▶ Description of the task
What lines of the data include the string "this"? Copy them all.

▶ Source records
====================
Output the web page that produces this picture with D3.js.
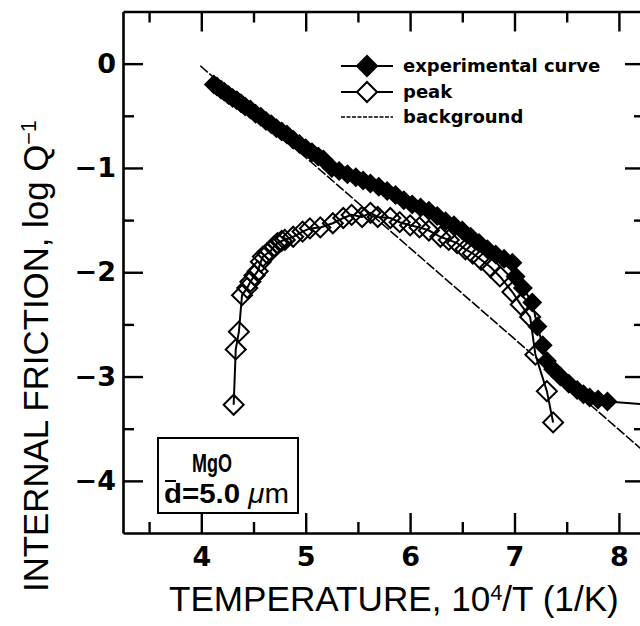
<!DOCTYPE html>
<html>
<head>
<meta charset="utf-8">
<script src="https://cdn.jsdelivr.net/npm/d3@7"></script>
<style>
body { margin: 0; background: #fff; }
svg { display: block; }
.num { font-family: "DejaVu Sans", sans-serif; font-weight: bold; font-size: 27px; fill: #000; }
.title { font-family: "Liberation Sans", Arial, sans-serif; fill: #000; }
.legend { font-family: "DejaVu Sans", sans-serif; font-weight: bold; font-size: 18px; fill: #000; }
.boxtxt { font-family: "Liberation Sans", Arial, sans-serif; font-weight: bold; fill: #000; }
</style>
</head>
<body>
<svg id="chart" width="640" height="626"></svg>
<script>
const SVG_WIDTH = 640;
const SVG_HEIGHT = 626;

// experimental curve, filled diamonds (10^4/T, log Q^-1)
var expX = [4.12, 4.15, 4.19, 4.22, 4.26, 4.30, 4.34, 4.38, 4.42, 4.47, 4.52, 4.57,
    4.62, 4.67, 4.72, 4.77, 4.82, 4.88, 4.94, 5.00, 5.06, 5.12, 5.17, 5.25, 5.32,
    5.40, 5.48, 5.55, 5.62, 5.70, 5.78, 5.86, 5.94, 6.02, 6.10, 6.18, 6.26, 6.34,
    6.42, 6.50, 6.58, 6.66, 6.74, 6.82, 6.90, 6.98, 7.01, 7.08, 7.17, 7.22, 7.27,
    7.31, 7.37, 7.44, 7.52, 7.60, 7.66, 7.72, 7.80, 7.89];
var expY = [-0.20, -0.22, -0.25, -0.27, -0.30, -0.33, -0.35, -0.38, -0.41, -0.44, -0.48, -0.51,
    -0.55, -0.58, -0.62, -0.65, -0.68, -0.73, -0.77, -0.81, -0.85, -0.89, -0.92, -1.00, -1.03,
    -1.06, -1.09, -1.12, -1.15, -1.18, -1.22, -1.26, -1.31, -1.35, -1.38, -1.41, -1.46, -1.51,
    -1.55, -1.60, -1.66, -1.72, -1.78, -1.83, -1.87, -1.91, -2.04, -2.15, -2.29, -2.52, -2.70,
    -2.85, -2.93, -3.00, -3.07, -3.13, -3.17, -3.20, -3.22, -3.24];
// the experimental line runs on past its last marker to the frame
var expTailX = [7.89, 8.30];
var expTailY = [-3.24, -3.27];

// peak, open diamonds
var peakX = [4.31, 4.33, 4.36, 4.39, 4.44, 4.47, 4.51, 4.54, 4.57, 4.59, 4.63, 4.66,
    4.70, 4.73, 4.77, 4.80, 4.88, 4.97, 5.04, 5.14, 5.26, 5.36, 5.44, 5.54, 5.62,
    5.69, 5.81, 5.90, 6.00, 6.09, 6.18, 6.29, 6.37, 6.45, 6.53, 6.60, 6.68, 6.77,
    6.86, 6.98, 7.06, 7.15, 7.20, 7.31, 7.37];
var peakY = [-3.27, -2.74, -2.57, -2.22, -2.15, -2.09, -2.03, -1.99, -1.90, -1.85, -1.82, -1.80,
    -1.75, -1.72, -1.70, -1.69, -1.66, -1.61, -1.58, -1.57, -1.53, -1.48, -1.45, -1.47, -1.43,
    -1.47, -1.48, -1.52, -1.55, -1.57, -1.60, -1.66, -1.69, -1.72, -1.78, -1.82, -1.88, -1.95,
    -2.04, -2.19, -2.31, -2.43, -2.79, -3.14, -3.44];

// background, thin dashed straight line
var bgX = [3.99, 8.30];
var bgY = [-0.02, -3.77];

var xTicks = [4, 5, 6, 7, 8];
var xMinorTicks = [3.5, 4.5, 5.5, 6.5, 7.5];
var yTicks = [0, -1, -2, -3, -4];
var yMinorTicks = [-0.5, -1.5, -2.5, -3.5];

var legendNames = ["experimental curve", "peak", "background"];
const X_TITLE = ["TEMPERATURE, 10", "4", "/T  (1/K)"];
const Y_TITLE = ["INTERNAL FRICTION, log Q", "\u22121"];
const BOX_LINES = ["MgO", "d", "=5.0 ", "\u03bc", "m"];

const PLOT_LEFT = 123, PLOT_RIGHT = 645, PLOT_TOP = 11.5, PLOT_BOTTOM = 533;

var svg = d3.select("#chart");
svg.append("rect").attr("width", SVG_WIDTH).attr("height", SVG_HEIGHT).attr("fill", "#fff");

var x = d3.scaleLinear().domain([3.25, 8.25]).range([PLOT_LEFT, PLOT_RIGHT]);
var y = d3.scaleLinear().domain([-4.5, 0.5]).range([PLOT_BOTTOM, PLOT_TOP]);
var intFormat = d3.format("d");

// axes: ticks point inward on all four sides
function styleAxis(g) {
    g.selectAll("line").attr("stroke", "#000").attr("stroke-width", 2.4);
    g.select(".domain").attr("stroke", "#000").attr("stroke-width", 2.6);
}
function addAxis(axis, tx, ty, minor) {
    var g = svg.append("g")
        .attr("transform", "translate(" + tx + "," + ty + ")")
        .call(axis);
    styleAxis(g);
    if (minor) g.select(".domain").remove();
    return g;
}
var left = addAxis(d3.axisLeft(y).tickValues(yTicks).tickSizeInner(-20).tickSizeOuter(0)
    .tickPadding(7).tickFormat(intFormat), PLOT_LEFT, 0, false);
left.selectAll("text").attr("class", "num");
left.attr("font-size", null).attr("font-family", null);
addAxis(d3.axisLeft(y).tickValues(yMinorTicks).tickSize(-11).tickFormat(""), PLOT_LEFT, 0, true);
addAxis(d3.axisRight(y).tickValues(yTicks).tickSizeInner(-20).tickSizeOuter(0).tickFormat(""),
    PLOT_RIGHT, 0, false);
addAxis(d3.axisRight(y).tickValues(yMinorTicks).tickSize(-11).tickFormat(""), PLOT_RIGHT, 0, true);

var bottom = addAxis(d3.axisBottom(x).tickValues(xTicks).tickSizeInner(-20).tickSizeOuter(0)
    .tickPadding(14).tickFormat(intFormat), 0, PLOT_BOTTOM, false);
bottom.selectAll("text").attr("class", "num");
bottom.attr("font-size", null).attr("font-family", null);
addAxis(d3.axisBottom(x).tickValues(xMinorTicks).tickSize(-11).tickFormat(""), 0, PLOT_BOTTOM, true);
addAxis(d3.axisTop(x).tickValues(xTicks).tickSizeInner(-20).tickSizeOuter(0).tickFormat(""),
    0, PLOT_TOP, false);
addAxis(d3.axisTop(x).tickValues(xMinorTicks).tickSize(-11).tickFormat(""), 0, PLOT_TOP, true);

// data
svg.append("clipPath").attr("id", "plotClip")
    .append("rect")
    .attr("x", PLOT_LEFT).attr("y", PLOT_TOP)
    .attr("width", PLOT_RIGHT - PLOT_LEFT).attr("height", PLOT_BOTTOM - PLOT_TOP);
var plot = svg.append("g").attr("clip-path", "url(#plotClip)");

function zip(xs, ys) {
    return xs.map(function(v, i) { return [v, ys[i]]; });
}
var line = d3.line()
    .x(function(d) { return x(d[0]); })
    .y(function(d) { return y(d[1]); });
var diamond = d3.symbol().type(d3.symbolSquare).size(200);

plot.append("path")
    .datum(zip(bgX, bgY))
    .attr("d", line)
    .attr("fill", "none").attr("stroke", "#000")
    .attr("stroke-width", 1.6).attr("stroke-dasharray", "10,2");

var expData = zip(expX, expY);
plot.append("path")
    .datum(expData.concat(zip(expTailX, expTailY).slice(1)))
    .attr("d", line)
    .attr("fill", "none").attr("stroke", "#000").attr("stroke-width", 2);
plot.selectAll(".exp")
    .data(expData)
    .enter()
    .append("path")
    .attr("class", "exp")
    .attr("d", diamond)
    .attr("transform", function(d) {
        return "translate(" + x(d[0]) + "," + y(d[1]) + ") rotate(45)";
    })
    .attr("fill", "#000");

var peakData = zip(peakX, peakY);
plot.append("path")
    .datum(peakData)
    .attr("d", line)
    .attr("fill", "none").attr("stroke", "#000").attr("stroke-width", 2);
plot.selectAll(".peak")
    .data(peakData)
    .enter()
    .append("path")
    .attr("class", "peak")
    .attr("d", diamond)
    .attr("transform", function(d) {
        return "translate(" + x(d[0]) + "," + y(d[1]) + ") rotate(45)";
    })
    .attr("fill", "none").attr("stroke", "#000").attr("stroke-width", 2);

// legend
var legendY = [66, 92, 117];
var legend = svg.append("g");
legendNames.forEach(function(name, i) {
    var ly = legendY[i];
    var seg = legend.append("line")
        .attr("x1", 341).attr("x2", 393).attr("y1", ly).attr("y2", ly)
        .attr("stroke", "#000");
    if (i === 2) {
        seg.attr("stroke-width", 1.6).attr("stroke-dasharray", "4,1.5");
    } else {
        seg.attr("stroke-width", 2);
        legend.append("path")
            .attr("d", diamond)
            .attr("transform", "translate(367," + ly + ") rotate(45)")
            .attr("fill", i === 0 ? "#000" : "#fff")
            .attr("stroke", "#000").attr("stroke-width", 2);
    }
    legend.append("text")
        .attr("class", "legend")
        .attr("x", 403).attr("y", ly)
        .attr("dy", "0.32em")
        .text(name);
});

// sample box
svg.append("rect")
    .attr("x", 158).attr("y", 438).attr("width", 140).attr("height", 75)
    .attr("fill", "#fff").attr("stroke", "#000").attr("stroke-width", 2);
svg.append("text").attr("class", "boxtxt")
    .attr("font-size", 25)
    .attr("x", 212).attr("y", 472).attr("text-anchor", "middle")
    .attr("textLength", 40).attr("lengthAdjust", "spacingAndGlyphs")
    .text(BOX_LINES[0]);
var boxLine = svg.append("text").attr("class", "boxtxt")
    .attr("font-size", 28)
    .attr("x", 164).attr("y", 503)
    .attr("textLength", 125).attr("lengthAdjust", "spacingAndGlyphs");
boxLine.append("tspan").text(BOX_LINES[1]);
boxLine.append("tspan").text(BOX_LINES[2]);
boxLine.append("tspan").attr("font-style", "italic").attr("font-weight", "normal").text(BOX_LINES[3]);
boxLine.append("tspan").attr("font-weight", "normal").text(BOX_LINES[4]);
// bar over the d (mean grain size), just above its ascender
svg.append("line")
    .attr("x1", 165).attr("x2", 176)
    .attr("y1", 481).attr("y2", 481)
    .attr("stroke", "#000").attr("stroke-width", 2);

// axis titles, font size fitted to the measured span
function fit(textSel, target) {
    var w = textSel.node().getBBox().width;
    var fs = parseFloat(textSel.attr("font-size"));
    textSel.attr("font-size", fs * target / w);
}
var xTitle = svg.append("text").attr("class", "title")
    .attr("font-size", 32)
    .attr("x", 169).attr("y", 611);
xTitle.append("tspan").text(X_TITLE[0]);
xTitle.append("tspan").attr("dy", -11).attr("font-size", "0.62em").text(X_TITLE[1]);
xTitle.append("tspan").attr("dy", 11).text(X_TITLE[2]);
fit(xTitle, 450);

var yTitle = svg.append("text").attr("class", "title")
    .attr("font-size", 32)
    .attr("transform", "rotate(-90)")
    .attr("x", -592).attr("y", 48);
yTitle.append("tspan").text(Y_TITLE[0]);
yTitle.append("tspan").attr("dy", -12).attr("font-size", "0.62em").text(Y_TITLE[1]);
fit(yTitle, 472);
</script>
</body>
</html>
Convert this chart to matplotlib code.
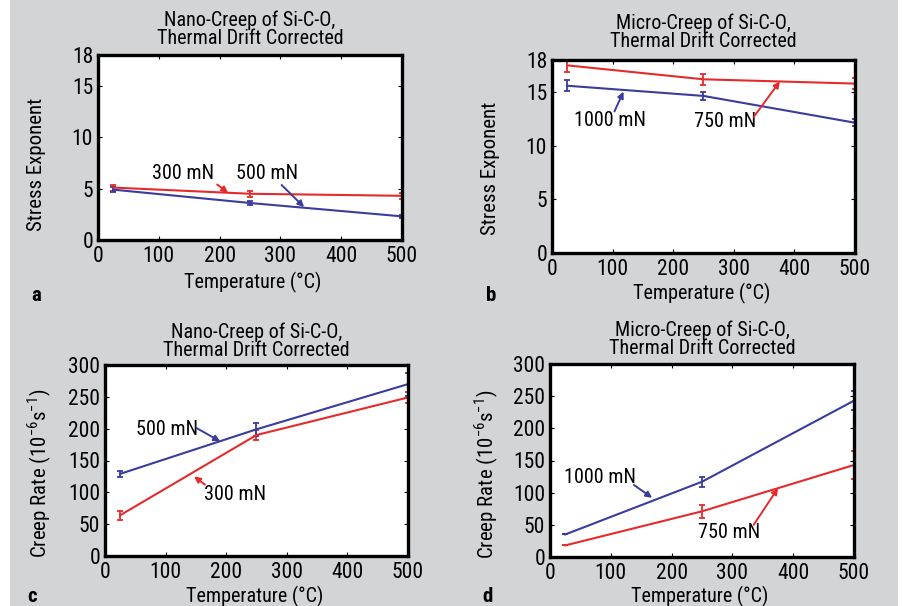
====================
▶ Answer to the task
Output the web page that produces this picture with D3.js.
Convert this chart to matplotlib code.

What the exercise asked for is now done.